In the earlier case, from 2007, he reportedly masturbated in public before a 10-year-old girl. The incident is said to have taken place just weeks before the disappearance of the British girl, and a few kilometres from Praia da Luz in the Algarve region.

Madeleine went missing on May 3rd, 2007, from a hotel room while her parents, Kate and Gerry McCann, ate dinner at a nearby restaurant.

Irish woman

A final case being examined by the German prosecutors involves an Irish woman who in 2004 says Brückner raped her while she was in Portugal, an attack with echoes of the 2005 rape of a 72-year-old American woman for which he is now behind bars.

A prosecutor in Braunschweig told the Frankfurter Allgemeine newspaper on Friday that Brückner’s defence team would be granted access to their files “in the coming days”, with a final decision on how to proceed due before the end of the month.

Last month Brückner, a German citizen who lived in the Algarve between 1995 and 2007, was named by Portuguese and German prosecutors as an official suspect. The move came two years after he was first linked to the case, at which time German prosecutors said they believed Madeleine McCann was dead.
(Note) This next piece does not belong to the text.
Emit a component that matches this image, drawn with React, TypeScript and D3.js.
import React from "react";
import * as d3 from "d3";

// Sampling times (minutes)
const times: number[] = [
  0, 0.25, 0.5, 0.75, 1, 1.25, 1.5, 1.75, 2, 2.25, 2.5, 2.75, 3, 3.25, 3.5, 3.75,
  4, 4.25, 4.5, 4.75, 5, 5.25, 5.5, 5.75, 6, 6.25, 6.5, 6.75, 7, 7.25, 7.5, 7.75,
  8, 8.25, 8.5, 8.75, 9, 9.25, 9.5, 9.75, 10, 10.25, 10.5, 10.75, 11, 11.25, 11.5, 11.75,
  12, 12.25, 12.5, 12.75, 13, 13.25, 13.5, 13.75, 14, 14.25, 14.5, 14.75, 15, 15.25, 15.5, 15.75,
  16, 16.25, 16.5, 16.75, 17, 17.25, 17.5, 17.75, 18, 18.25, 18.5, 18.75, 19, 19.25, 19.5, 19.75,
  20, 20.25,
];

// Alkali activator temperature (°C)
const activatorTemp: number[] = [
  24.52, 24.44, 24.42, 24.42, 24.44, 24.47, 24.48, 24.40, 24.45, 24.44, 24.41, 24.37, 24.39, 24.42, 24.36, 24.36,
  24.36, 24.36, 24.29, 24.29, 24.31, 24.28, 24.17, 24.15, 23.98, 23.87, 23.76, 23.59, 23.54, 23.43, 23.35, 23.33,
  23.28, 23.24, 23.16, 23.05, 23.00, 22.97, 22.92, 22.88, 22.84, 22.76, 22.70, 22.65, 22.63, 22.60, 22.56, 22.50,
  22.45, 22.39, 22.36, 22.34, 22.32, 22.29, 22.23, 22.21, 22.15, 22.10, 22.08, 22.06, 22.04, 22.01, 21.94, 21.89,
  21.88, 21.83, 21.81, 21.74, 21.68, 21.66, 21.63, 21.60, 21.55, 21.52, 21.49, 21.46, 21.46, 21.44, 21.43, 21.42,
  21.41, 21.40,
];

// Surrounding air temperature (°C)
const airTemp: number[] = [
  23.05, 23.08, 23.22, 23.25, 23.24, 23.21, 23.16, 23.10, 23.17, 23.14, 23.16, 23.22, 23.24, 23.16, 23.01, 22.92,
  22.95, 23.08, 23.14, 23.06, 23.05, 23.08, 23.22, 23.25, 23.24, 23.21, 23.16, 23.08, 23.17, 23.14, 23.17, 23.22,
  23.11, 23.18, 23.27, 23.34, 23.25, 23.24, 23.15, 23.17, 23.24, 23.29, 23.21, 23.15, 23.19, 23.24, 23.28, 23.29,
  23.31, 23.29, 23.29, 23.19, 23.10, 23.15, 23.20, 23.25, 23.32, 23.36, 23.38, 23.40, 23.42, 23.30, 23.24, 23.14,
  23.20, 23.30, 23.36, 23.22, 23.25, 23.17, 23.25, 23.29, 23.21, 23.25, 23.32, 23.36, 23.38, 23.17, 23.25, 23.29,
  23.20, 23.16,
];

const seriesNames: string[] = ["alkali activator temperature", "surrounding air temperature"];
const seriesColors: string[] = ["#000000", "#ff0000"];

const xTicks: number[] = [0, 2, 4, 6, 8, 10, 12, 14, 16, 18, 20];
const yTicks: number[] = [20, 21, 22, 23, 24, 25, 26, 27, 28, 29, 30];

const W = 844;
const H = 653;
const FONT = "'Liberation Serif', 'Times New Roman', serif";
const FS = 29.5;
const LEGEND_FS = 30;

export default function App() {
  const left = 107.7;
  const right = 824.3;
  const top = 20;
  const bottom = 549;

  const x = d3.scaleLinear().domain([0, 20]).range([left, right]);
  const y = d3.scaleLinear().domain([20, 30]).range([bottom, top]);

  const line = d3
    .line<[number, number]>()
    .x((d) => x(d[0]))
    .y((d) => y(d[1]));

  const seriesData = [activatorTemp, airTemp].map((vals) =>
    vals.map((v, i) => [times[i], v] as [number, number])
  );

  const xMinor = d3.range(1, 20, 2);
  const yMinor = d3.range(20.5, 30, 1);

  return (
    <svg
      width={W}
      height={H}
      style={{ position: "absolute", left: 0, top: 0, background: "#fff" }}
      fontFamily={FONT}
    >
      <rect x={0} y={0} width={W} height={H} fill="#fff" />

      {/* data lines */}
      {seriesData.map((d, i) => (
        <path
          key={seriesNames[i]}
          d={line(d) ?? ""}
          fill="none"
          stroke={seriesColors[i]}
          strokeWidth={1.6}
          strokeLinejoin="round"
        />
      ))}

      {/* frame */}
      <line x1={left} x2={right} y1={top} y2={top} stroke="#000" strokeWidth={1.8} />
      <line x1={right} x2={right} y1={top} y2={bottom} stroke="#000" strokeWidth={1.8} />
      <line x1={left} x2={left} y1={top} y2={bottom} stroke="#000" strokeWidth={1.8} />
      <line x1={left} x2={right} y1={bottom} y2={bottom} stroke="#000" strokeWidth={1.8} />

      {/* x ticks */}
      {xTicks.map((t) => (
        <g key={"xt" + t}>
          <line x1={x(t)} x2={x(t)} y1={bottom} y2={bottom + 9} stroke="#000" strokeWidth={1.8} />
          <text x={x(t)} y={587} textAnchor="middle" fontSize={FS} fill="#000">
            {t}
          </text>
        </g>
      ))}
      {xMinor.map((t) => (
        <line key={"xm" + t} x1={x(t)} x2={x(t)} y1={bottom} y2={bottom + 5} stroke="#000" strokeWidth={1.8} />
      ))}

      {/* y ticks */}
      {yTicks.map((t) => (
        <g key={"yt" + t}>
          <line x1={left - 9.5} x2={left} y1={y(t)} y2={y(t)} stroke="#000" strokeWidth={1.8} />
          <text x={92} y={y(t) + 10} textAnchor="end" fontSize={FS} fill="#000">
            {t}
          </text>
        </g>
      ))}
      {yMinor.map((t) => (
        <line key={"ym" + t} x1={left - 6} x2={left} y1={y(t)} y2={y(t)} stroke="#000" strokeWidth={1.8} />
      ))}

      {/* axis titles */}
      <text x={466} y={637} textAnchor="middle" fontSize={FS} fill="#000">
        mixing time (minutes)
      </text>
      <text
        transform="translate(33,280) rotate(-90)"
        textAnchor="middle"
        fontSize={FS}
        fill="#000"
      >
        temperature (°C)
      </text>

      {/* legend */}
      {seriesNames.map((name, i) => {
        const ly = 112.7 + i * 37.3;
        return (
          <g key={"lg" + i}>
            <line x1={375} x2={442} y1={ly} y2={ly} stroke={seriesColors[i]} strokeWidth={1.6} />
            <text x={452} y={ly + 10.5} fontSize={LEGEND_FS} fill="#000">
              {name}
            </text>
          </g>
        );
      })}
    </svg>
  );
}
Last month Kate and Gerry McCann said they “welcomed” the news, as it indicated “progress” in the investigation. “Even though the possibility may be slim, we have not given up hope that Madeleine is still alive and we will be reunited with her,” the couple said.

Brückner (45) has denied any involvement in the disappearance and says he was with his then-girlfriend for the entire night in question.

Mr Wolters, the prosecutor, told Portugal’s CMTV that Brückner had “no alibi”. Brückner’s long criminal record includes, as well as rape and indecent exposure, burglary of hotels and holiday homes, as well as fuel and passport theft.